1. We now know much, much more about the earlier economic histories of China, India, and some other locales.  The rise of more and better graduate students from the emerging economies, or for that matter from Europe, has been essential here.

 

The demand-side factor identified by Tyler are, however more interesting to me, as they relate to the apparent increasing level of interest in economic history on the part of members of the reading public: policymakers, private-sector decision-makers, and the rest.

2. Some of the turn toward economic history came with the financial crisis, and the search for longer-term parallels, which meant looking back in history, most of all to the Great Depression.

 

4. The stranger the time period, the more people will have to look to broader stretches of history for understanding.  Yes, this one is an uh-oh

The demand-side explanation that Tyler is giving here is congruent with a huge body of literature in behavioural economics and cognitive science. This literature shows that people are more likely to use the heuristic of analogy during periods of elevated uncertainty (i.e., crises). This research also suggests that as the crisis intensifies, people are more likely to turn to historical analogies that are increasingly distant from them.

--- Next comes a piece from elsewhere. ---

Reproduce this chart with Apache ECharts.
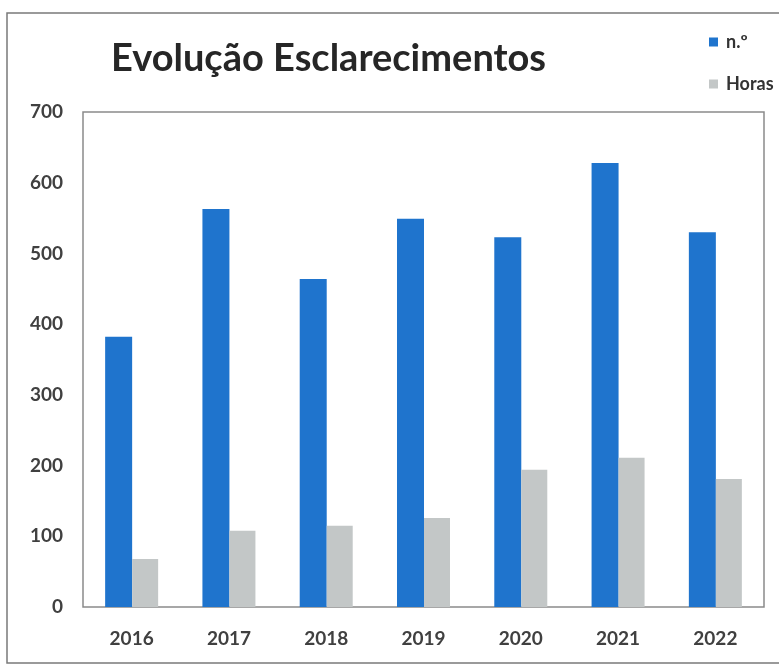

A few years ago,  Barry Eichengreen’s important new book Hall of Mirrors The Great Depression, The Great Recession, and the Uses-and Misuses-of History   drew on the literature in behavioural economics in trying to explain why so many policymakers used historical analogy as a cognitive tool during and immediately after the Global Financial Crisis.  Eichengreen makes the theoretical foundations of his book clear in the first paragraph of the conclusion of the book, which I’ve pasted below.

The historical past is a rich repository of analogies that shape perceptions and guide public policy decisions. Those analogies are especially influential in crises, where there is no time for reflection. They are particularly potent when so-called experts are unable to agree on a framework for careful analytic reasoning. They carry the most weight when there is a close correspondence between current events and an earlier historical episode. And they resonate most powerfully when an episode is a defining moment for a country and a society. For President Harry S. Truman, in deciding whether to intervene in Korea, the historical moment was Munich. For policymakers confronted in 2008-9 with the most serious financial crisis in eighty years, the moment was the Great Depression.

There is a lot going on in this paragraph, so let’s unpack it. Note how Eichengreen is here employing Daniel Kahneman’s distinction between thinking fast and thinking slow. Eichengreen isn’t saying that historical-analogic reasoning always has a massive influence on policymakers, merely that its influence is more pronounced during crises.

Eichengreen’s remarks suggest that Tyler Cowen’s demand-side explanation for the rising level of interest in economic history is accurate.